Video from the scene posted online appeared to show a shaken Mr Dugin watching emergency services attend the burning vehicle.
A family friend, Konstantin Malofeev, published a statement on behalf of Mr Dugin which branded his daughter’s killing “a terrorist act by the Ukrainian Nazi regime”.
He was referencing the unfounded yet oft-repeated claim by Russian leadership of a powerful Nazi presence inside Ukraine – one of the main reasons put forward for the invasion.
“My daughter Darya Dugina was brutally murdered in front of me,” the statement on Telegram read. “She was a beautiful Orthodox woman, patriot, war reporter, an expert for central TV and philosopher.”

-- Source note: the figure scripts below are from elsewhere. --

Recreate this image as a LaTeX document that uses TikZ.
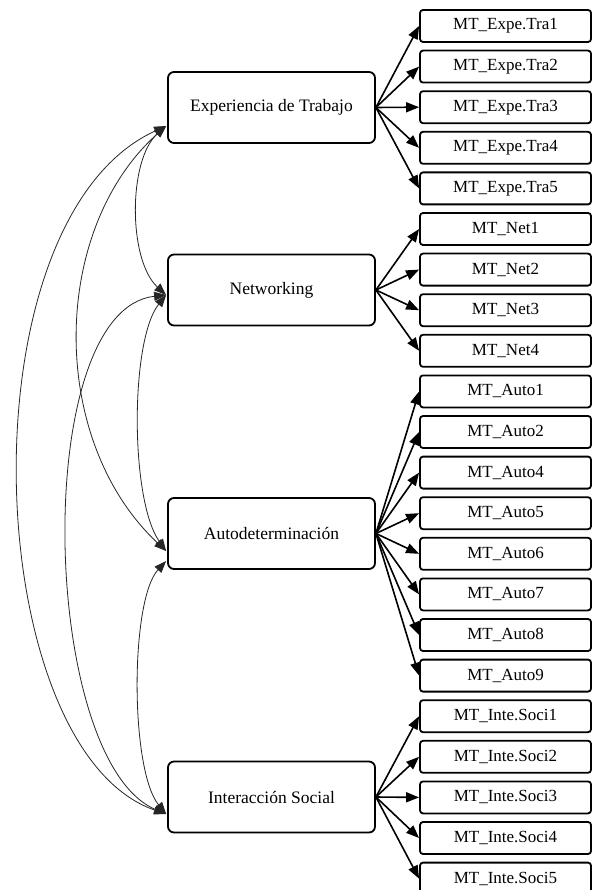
\documentclass[tikz,border=0pt]{standalone}
\usepackage{fontspec}
\setmainfont{Liberation Serif}
\usetikzlibrary{arrows.meta}
\begin{document}
\begin{tikzpicture}[x=1pt,y=-1pt,
  latent/.style={draw, line width=1.8pt, rounded corners=6pt, minimum width=207pt,
    minimum height=71pt, inner sep=0pt, font=\fontsize{17.5}{20}\selectfont},
  manifest/.style={draw, line width=1.8pt, rounded corners=3pt, minimum width=171pt,
    minimum height=32pt, inner sep=0pt, font=\fontsize{17}{19}\selectfont},
  load/.style={line width=1.6pt, -{Triangle[length=13pt,width=10pt]}},
  cov/.style={line width=0.8pt, draw=black!85,
    {Triangle[length=12pt,width=9pt]}-{Triangle[length=12pt,width=9pt]}},
]
\useasboundingbox (0,0) rectangle (592,890);

% latent factors
\node[latent] (exp)   at (271.5,107.5) {Experiencia de Trabajo};
\node[latent] (net)   at (271.5,290)   {Networking};
\node[latent] (auto)  at (271.5,533.5) {Autodeterminación};
\node[latent] (inter) at (271.5,797)   {Interacción Social};

% observed indicators
\foreach \lab [count=\i] in {MT\_Expe.Tra1,MT\_Expe.Tra2,MT\_Expe.Tra3,MT\_Expe.Tra4,MT\_Expe.Tra5,
  MT\_Net1,MT\_Net2,MT\_Net3,MT\_Net4,
  MT\_Auto1,MT\_Auto2,MT\_Auto4,MT\_Auto5,MT\_Auto6,MT\_Auto7,MT\_Auto8,MT\_Auto9,
  MT\_Inte.Soci1,MT\_Inte.Soci2,MT\_Inte.Soci3,MT\_Inte.Soci4,MT\_Inte.Soci5}
  \node[manifest] (m\i) at (505.5,{26+40.6*(\i-1)}) {\lab};

% factor loadings
\foreach \i in {1,...,5}   \draw[load] (exp.east)   -- (m\i.west);
\foreach \i in {6,...,9}   \draw[load] (net.east)   -- (m\i.west);
\foreach \i in {10,...,17} \draw[load] (auto.east)  -- (m\i.west);
\foreach \i in {18,...,22} \draw[load] (inter.east) -- (m\i.west);

% attachment points of the covariances
\coordinate (eL)  at ([xshift=-1pt,yshift=-18.5pt]exp.west);
\coordinate (nL)  at ([xshift=-1pt,yshift=-5pt]net.west);
\coordinate (aL1) at ([xshift=-1pt,yshift=-17.5pt]auto.west);
\coordinate (aL2) at ([xshift=-1pt,yshift=-27.5pt]auto.west);
\coordinate (iL)  at ([xshift=-1pt,yshift=-17pt]inter.west);

% factor covariances
\draw[cov] (eL)  .. controls (128,160) and (128,260) .. (nL);
\draw[cov] (eL)  .. controls (50,230)  and (48,440)  .. (aL1);
\draw[cov] (eL)  .. controls (-40,220) and (-20,750) .. (iL);
\draw[cov] (nL)  .. controls (130,340) and (130,500) .. (aL1);
\draw[cov] (nL)  .. controls (30,310)  and (40,760)  .. (iL);
\draw[cov] (aL2) .. controls (130,600) and (130,770) .. (iL);
\end{tikzpicture}
\end{document}
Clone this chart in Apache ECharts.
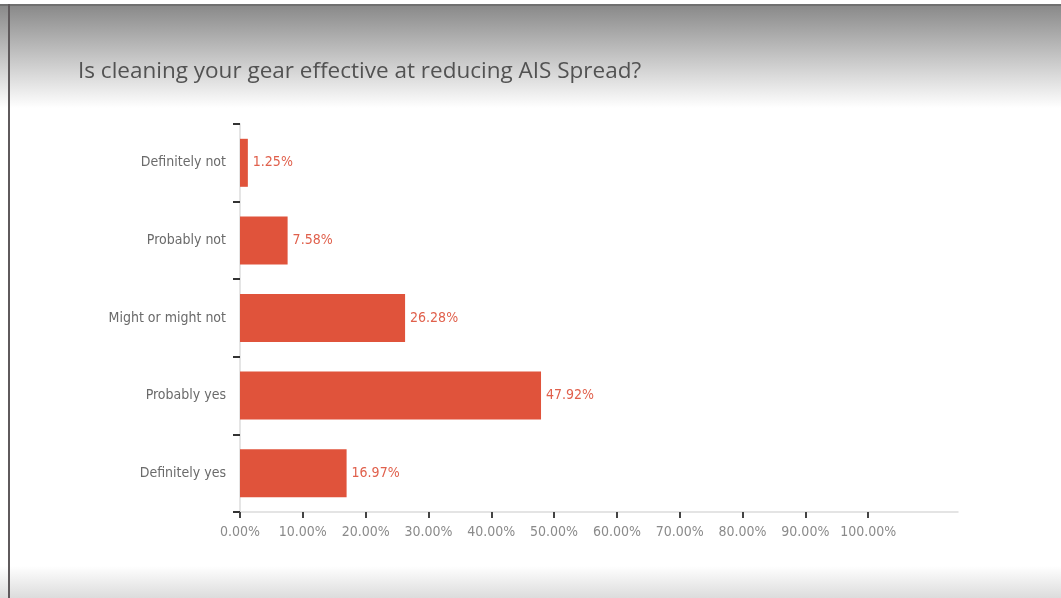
<!DOCTYPE html>
<html>
<head>
<meta charset="utf-8">
<script src="https://cdn.jsdelivr.net/npm/echarts@6/dist/echarts.min.js"></script>
<style>
  html, body { margin: 0; padding: 0; }
  body {
    width: 1061px; height: 598px; overflow: hidden;
    background: linear-gradient(to bottom, #fff 0px, #fff 4px, #707070 4px, #707070 6px, #8a8a8a 6px, #fff 108px, #fff 566px, #dcdcdc 598px);
  }
  .frame {
    position: absolute; left: 8px; top: 4px; width: 2px; height: 594px; background: #5f5a5c;
  }
  .chart { position: absolute; left: 0; top: 0; width: 1061px; height: 598px; }
</style>
</head>
<body>
<div class="frame"></div>
<div class="chart"></div>
<script>
// 数据
const titleText = "Is cleaning your gear effective at reducing AIS Spread?";
const categories = ["Definitely not", "Probably not", "Might or might not", "Probably yes", "Definitely yes"];
const values = [1.25, 7.58, 26.28, 47.92, 16.97];
const tickValues = [0, 10, 20, 30, 40, 50, 60, 70, 80, 90, 100];

const narrow = "'Liberation Sans Narrow', 'DejaVu Sans Condensed', 'Roboto', sans-serif";

(function () {
  const myChart = echarts.init(document.querySelector(".chart"));
  const option = {
    backgroundColor: "transparent",
    animation: false,
    title: {
      text: titleText,
      left: 78,
      top: 60,
      padding: 0,
      textStyle: {
        color: "#525252",
        fontSize: 22.5,
        fontWeight: "normal",
        fontFamily: "'Open Sans', sans-serif"
      }
    },
    grid: {
      left: 240,
      top: 124,
      width: 718,
      height: 388
    },
    xAxis: {
      type: "value",
      min: 0,
      max: 114.3,
      axisLine: {
        show: true,
        lineStyle: { color: "#dcdcdc", width: 1.5 }
      },
      axisTick: {
        show: true,
        customValues: tickValues,
        length: 6,
        lineStyle: { color: "#444", width: 2 }
      },
      axisLabel: {
        customValues: tickValues,
        formatter: (v) => v.toFixed(2) + "%",
        color: "#8a8a8a",
        fontSize: 14,
        fontFamily: narrow,
        margin: 13
      },
      splitLine: { show: false }
    },
    yAxis: {
      type: "category",
      data: categories,
      inverse: true,
      axisLine: {
        show: true,
        lineStyle: { color: "#dcdcdc", width: 1.5 }
      },
      axisTick: {
        show: true,
        length: 7,
        lineStyle: { color: "#333", width: 2 }
      },
      axisLabel: {
        color: "#6a6a6a",
        fontSize: 14,
        fontFamily: narrow,
        margin: 14,
        padding: [6, 0, 0, 0]
      }
    },
    series: [
      {
        type: "bar",
        data: values,
        barWidth: 48,
        itemStyle: { color: "#e0533b" },
        label: {
          show: true,
          position: "right",
          distance: 5,
          formatter: (p) => p.value.toFixed(2) + "%",
          color: "#e0604c",
          fontSize: 14,
          fontFamily: narrow,
          padding: [5, 0, 0, 0]
        }
      }
    ]
  };
  myChart.setOption(option);

  window.addEventListener("resize", () => {
    myChart.resize();
  });
})();
</script>
</body>
</html>
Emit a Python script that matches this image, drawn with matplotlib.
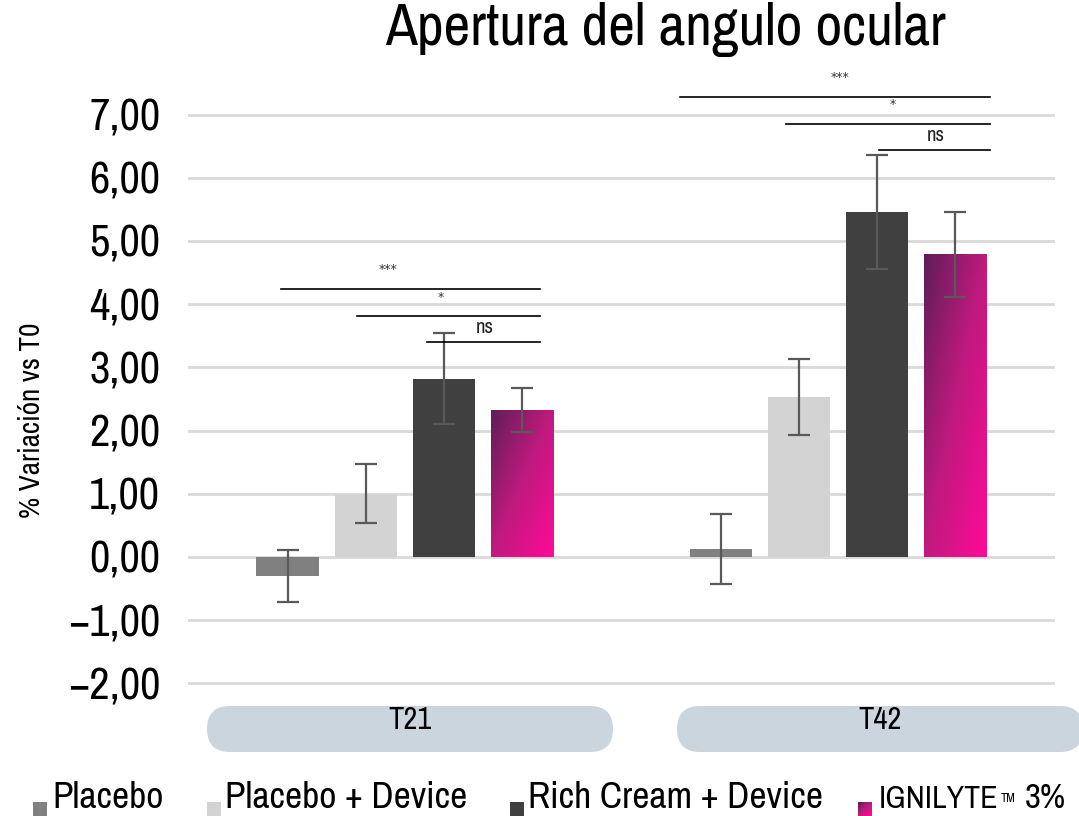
import numpy as np
import matplotlib
matplotlib.use("Agg")
import matplotlib.pyplot as plt
from matplotlib.patches import Rectangle, FancyBboxPatch
from matplotlib.colors import LinearSegmentedColormap
from matplotlib.ticker import FuncFormatter
from matplotlib.transforms import offset_copy

# ---- data ----
timepoints = ["T21", "T42"]
series = ["Placebo", "Placebo + Device", "Rich Cream + Device", "IGNILYTE"]
placebo = [-0.30, 0.13]
placebo_device = [1.00, 2.53]
rich_cream = [2.82, 5.46]
ignilyte = [2.33, 4.79]
err_placebo = [0.41, 0.55]
err_placebo_device = [0.47, 0.60]
err_rich_cream = [0.72, 0.90]
err_ignilyte = [0.35, 0.67]
# significance brackets (x in category units, groups centred at 0.5 and 1.5)
br_start = [0.215, 0.391, 0.551, 1.134, 1.380, 1.595]
br_end = [0.8125, 0.8125, 0.8125, 1.850, 1.850, 1.850]
br_y = [4.24, 3.81, 3.40, 7.28, 6.85, 6.44]
br_label = ["***", "*", "ns", "***", "*", "ns"]
br_label_x = [0.461, 0.583, 0.685, 1.505, 1.625, 1.725]

values = [placebo, placebo_device, rich_cream, ignilyte]
errors = [err_placebo, err_placebo_device, err_rich_cream, err_ignilyte]
colors = ["#808080", "#d3d3d3", "#404040", None]
grad = LinearSegmentedColormap.from_list("ign", ["#5e1e58", "#c01a7e", "#ff0a99"])

FONT = ["Archivo Narrow", "Liberation Sans", "DejaVu Sans"]
plt.rcParams["font.family"] = FONT

W, H = 1079, 816
fig = plt.figure(figsize=(W / 100, H / 100), dpi=100)
ax = fig.add_axes([188 / W, 1 - 689.7 / H, (1055 - 188) / W, (689.7 - 64) / H])

step = 0.18
width = 0.144
centers = np.arange(len(timepoints)) + 0.5
offsets = (np.arange(len(series)) - 1.5) * step

for i, (vals, errs, col) in enumerate(zip(values, errors, colors)):
    xs = centers + offsets[i]
    if col is None:
        bars = ax.bar(xs, vals, width, color="none", zorder=2)
        gimg = np.add.outer(np.linspace(0, 1, 100), np.linspace(0, 1, 100)) / 2
        for b in bars:
            x0, y0 = b.get_x(), b.get_y()
            im = ax.imshow(gimg, cmap=grad, origin="upper", aspect="auto",
                           extent=[x0, x0 + b.get_width(), y0, y0 + b.get_height()],
                           zorder=2)
            im.set_clip_path(b)
    else:
        ax.bar(xs, vals, width, color=col, zorder=2)
    ax.errorbar(xs, vals, yerr=errs, fmt="none", ecolor="#595959",
                elinewidth=1.6, capsize=8, capthick=1.6, zorder=3)

ax.set_xlim(0, 2)
ax.set_ylim(-2.1, 7.8)

# significance brackets
for x0, x1, y, lab, lx in zip(br_start, br_end, br_y, br_label, br_label_x):
    ax.plot([x0, x1], [y, y], color="black", lw=1.2, zorder=4)
    if lab == "ns":
        ax.text(lx, y + 0.08, lab, ha="center", va="bottom", fontsize=15, color="#222222")
    else:
        ax.text(lx, y + 0.2, lab, ha="center", va="bottom", fontsize=9,
                color="#333333", family=["DejaVu Sans"])

ax.set_yticks(np.arange(-2, 8, 1))
ax.yaxis.set_major_formatter(FuncFormatter(lambda v, p: f"{v:.2f}".replace(".", ",").replace("-", "\u2212")))
ax.tick_params(axis="y", length=0, pad=20, labelsize=32)
ax.tick_params(axis="x", length=0, labelbottom=False)
ax.grid(axis="y", color="#d9d9d9", lw=2, zorder=0)
ax.set_axisbelow(True)
for s in ax.spines.values():
    s.set_visible(False)

ax.set_ylabel("% Variación vs T0", fontsize=21)
ax.yaxis.set_label_coords(-143 / (1055 - 188), 0.43)

fig.text(665 / W, 1 - 45 / H, "Apertura del angulo ocular", ha="center", va="baseline",
         fontsize=42)

# category pills under the axis
pill_left = [207, 677]
pill_w, pill_top, pill_bot = 406, 706, 752
for name, left in zip(timepoints, pill_left):
    p = FancyBboxPatch((left / 100, (H - pill_bot) / 100), pill_w / 100, (pill_bot - pill_top) / 100,
                       boxstyle="round,pad=0,rounding_size=0.23",
                       transform=fig.dpi_scale_trans, facecolor="#cbd5de", edgecolor="none")
    fig.add_artist(p)
    fig.text((left + pill_w / 2) / W, 1 - 720 / H, name, ha="center", va="center", fontsize=22)

# legend along the bottom
sq_x = [33, 207, 510, 858]
txt_x = [52, 225, 528, 879]
renderer = fig.canvas.get_renderer()
for i, name in enumerate(series):
    rect = Rectangle((sq_x[i] / W, 0), 14 / W, 14 / H, transform=fig.transFigure)
    if colors[i] is None:
        rect.set_facecolor("none")
        fig.add_artist(rect)
        fig.figimage(np.add.outer(np.linspace(0, 1, 14), np.linspace(0, 1, 14)) / 2,
                     xo=sq_x[i], yo=0, cmap=grad, origin="upper")
        # narrower brand name, small trademark sign, then the concentration
        t = fig.text(txt_x[i] / W, 1 - 808 / H, name, ha="left", va="baseline", fontsize=23)
        wpx = t.get_window_extent(renderer).width
        tr = offset_copy(fig.transFigure, fig=fig, x=(wpx + 2) * 72 / fig.dpi, y=4, units="points")
        tm = fig.text(txt_x[i] / W, 1 - 808 / H, "TM", transform=tr, ha="left", va="baseline",
                      fontsize=9)
        wtm = tm.get_window_extent(renderer).width
        tr2 = offset_copy(fig.transFigure, fig=fig, x=(wpx + wtm + 11) * 72 / fig.dpi, y=0, units="points")
        fig.text(txt_x[i] / W, 1 - 808 / H, "3%", transform=tr2, ha="left", va="baseline",
                 fontsize=25)
    else:
        rect.set_facecolor(colors[i])
        fig.add_artist(rect)
        fig.text(txt_x[i] / W, 1 - 808 / H, name, ha="left", va="baseline", fontsize=27)

fig.savefig("out.png", dpi=100)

“We only need our victory. My daughter sacrificed her young woman’s life to its altar. So please, achieve it!”
President Putin personally paid tribute to Ms Dugina in a statement from the Kremlin on Monday. and called her death “a vile, cruel crime”.
Speculation rife in Russia
By Will Vernon, BBC News Moscow
On Monday morning, the Time Will Tell programme on Russian state TV paid tribute to Darya, a regular guest. “She died for the idea of the ‘Russian World,'” said presenter Olesya Losyeva.
One studio guest suggested the response would be “holy fury” and the programme showed a photograph of mortar shells, apparently belonging to pro-Russian forces in Ukraine, one of which had “This is for Darya!” scrawled on the side.
If Ms Dugina’s killing was meant to intimidate Russia, bellowed several of the guests, “it will have the opposite effect”.
Analyst Yekaterina Shulman says the outpouring of anger amongst pro-Kremlin commentators in response to the car bomb attack appears suspicious: “The reaction… was immediate. It looks as if they were waiting for something like this to happen.”
Whoever was responsible, says Ms Shulman, the killing “could possibly be used to ramp up some public outrage within the country to justify even more active repressive actions on the part of the state”.
Ms Dugina was a vocal supporter of the Russian invasion of Ukraine. She had been placed under sanctions by the UK in July as “a frequent and high-profile contributor of disinformation in relation to Ukraine”.
Her father, Alexander, is also known as “Putin’s brain” and has long expressed an anti-Western, ultranationalist philosophy that has made him a significant figure in Moscow – despite holding no political office himself.
Seen as the founder of Russia’s anti-European movement, he told the BBC in 2014 that war with Ukraine “is inevitable”, and had long called for the annexation of Crimea – something which happened that year.